The unrealistic expectations placed on women by New York society are made clear by Archers wish that May has innocence, but not like her mothers – “the innocence that seals the mind against imagination and the heart against experience” (Chapter 16, p. 123). Archer is more drawn to Ellens greater experience and depth, but he draws back from embracing it fully.
That May understands more than Archer gives her credit for is revealed when she suspects that he wants to hasten their marriage because he is not certain of continuing to care for her. May, whom Archer deems as blind as a cave-fish, boldly challenges Archer to tell the truth. This is a perfect opportunity for him to admit his feelings for Ellen. But Archer fails to match her courage and does not admit to loving another. He is helped in his deception by her mistaken assumption that her rival is the married woman in Archers past, Mrs Rushworth. Relieved at having escaped interrogation about Ellen, he claims that he feels as May does about the pointlessness of convention, while rapidly retreating into it. He asks May once more to bring forward the wedding.
Archers subsequent attempt to back out of his marriage to May and be with Ellen comes too late.
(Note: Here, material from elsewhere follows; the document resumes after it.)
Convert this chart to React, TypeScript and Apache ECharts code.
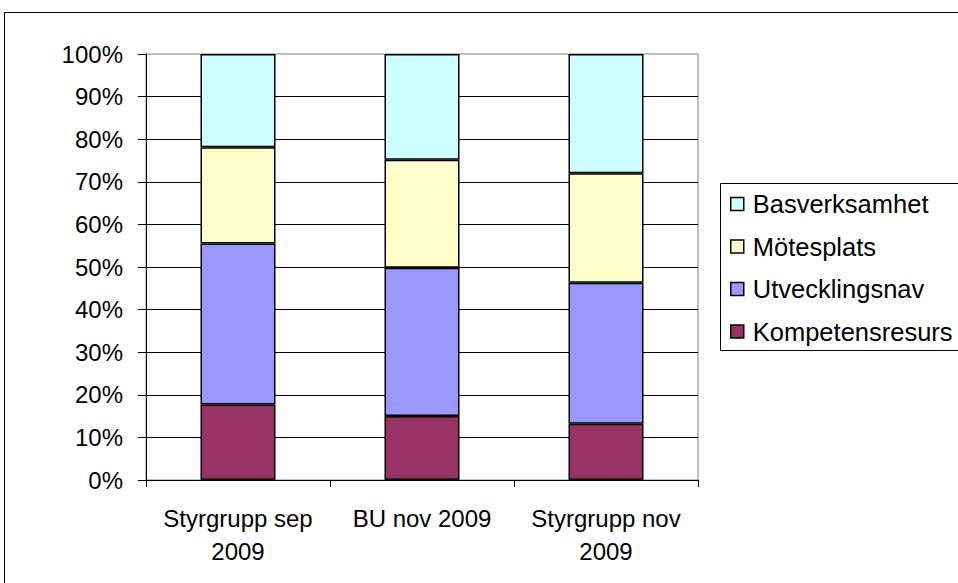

Ellen tells him that, in opposing her divorce, he has taught her to sacrifice her own wishes for the good of others. She cannot allow him to cause May and the family unhappiness in order to buy her own happiness. This turn of events is tragically ironic. Archer has denied his own views (that Ellen should be free) and dutifully parroted the familys view that she must not bring scandal on the family through divorce. He has taught Ellen to deny her own fulfillment and his.
During his visit to Ellen, his fate is sealed by Mays telegram announcing the bringing forward of the wedding date. Archer responds with terrible ironic laughter. We shall see this response again, and in each case it comes at a time when fate delivers him a package which, by conforming to convention, he has enabled society to prepare for him.